Not because they hate the US, or fear its government’s reckless profligate ways. Moreover, it has nothing to do with inflation except for the correlation between Treasury or US$ asset selling (at least diminished buying) and the deflationary reserve currency (eurodollar) condition driving it.

The Asian Financial Crisis, getting back to ’97 and ’98, came to a head around September and October of the latter year; LTCM and all that, another angle/dimension very much in the thick of it, which posterity records in all the wrong ways. Notice above the change in overall foreign behavior; less buying, on net, of US$ assets particularly Treasuries in the months (after May ’98) leading up to the big crisis finish with net outright selling (and LTCM).

Dollar shortage then overseas UST sales. These things go together as they have from the beginning (1963 was not the earliest example).

The converse is also true: between October 1998 and August 2007, not a single month of net selling (and only the one, September 2001, in terms of private transactions), instead only surging, insane levels of overall buying. It was so massive it forced Ben Bernanke to absurdly claim this was some global savings glut (a half-baked idea which, obviously, didn’t stand up to any honest scrutiny, but the guy had to try to come up with some theory that wouldn’t completely overturn the mainstream monetary worldview).

An actual and verifiable flood of (euro)dollars, to borrow a recent phrase.

On the far-right side of those two charts above, you’ve probably already noticed May 2021, the latest updated monthly TIC data.

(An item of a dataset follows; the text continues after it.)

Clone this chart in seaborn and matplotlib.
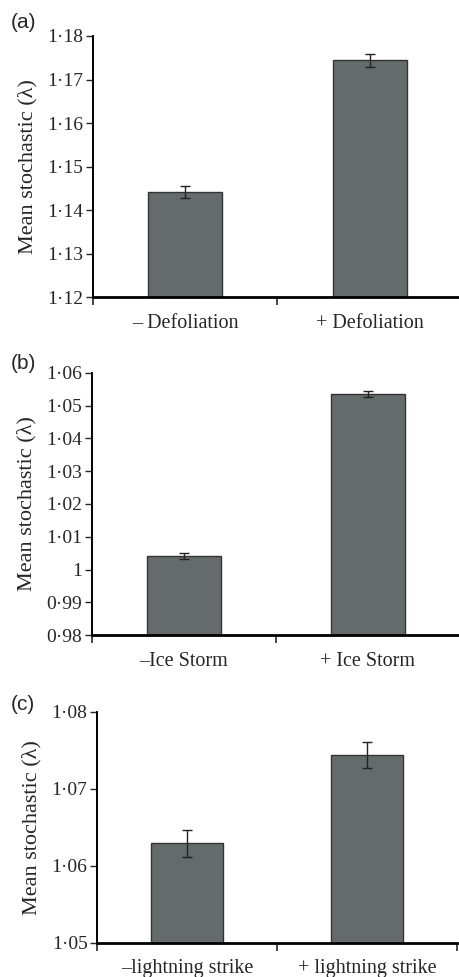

Flood of digital dollars, an overabundance of cash, these both allegedly explaining the Fed’s reverse repo use as well as, we’re repeatedly told, the general monetary condition of the dollar world. And yet, TIC says huge net selling two months ago (as, you may recall, deflationary global bond yields immediately thereafter picked up pace).

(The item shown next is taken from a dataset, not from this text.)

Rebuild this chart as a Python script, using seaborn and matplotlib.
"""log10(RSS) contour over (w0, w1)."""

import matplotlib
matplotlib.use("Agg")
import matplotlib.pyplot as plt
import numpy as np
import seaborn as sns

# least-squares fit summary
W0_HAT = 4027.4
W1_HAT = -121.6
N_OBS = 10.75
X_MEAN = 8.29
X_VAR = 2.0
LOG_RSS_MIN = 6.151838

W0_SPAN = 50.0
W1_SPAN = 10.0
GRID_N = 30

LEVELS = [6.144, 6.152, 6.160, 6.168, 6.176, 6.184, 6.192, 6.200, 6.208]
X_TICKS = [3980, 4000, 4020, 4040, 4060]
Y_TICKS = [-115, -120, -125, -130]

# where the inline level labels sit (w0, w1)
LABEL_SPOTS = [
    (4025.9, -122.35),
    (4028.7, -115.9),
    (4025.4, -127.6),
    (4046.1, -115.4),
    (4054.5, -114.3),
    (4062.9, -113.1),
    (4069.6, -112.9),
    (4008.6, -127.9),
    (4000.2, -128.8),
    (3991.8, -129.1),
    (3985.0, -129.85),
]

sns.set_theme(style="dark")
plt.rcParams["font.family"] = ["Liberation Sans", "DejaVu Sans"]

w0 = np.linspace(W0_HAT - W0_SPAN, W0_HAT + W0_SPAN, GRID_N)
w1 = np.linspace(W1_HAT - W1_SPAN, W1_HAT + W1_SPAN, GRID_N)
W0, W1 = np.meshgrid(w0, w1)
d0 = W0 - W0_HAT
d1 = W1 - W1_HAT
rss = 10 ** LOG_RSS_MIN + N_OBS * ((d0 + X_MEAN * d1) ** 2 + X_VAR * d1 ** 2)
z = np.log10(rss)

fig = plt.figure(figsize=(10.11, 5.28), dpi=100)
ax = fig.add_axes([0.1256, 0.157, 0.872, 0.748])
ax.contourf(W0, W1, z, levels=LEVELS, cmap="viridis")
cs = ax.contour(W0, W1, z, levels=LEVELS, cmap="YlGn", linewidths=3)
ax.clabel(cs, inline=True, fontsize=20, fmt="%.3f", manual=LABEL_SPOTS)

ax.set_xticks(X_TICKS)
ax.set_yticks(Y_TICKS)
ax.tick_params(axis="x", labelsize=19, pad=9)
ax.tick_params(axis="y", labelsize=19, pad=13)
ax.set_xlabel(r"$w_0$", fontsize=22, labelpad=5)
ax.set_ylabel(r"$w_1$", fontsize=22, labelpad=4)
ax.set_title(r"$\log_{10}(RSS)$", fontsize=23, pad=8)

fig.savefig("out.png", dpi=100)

Not only would that correspond with our 1963 review, it does also among the better monthly examples of the post-2008 climate of repeated dollar shortages:

These are the kinds of declines in TIC associated with months like December and June 2018, October 2015, November 2008, and August 2007. Were foreigners of all kinds selling US Treasuries, principally, two months ago because they thought Biden’s government was being reckless? Or because they believed US inflation was about to go insane (like the mainstream interpretation of the CPI’s are saying)?

We know – without a single doubt – the answer to those questions. History has shown them to us repeatedly, consistently, concisely. Foreign selling of US assets is a specific warning, a more forceful one especially to this degree (it was a net -$40.3 billion in May).

There is evidently “something” wrong, deflationary wrong, dollar shortage wrong, in the global monetary system that would produce this in foreign behavior during May. If it was an isolated case, fine. But, as we’ve been writing about since, say, late February’s Fedwire, the data and the market moves keep piling up on the side of shortage.

An overabundance, even flood of bank reserves? Sure. That just doesn’t mean what it is supposed to mean.

Foreigners dumping Treasuries, on the other hand, still very much does. It’s just not what the mainstream has been led to believe which has always been contrary to six long decades of incontrovertible proof the public has never been shown. But it’s all right here, publicly available to anyone who doesn’t blindly swallow the Fed-as-God stuff. 

The data may be a couple months behind, still in our quest to identify and gauge the potential for dollar problems and the warnings about that deflationary potential, yes, this TIC headline for May 2021 is definitely a similar warning and a significant one.

It does not indicate that crisis is right around the corner, rather it is yet another strong piece of evidence which strongly suggests the world is and has been heading down the wrong path.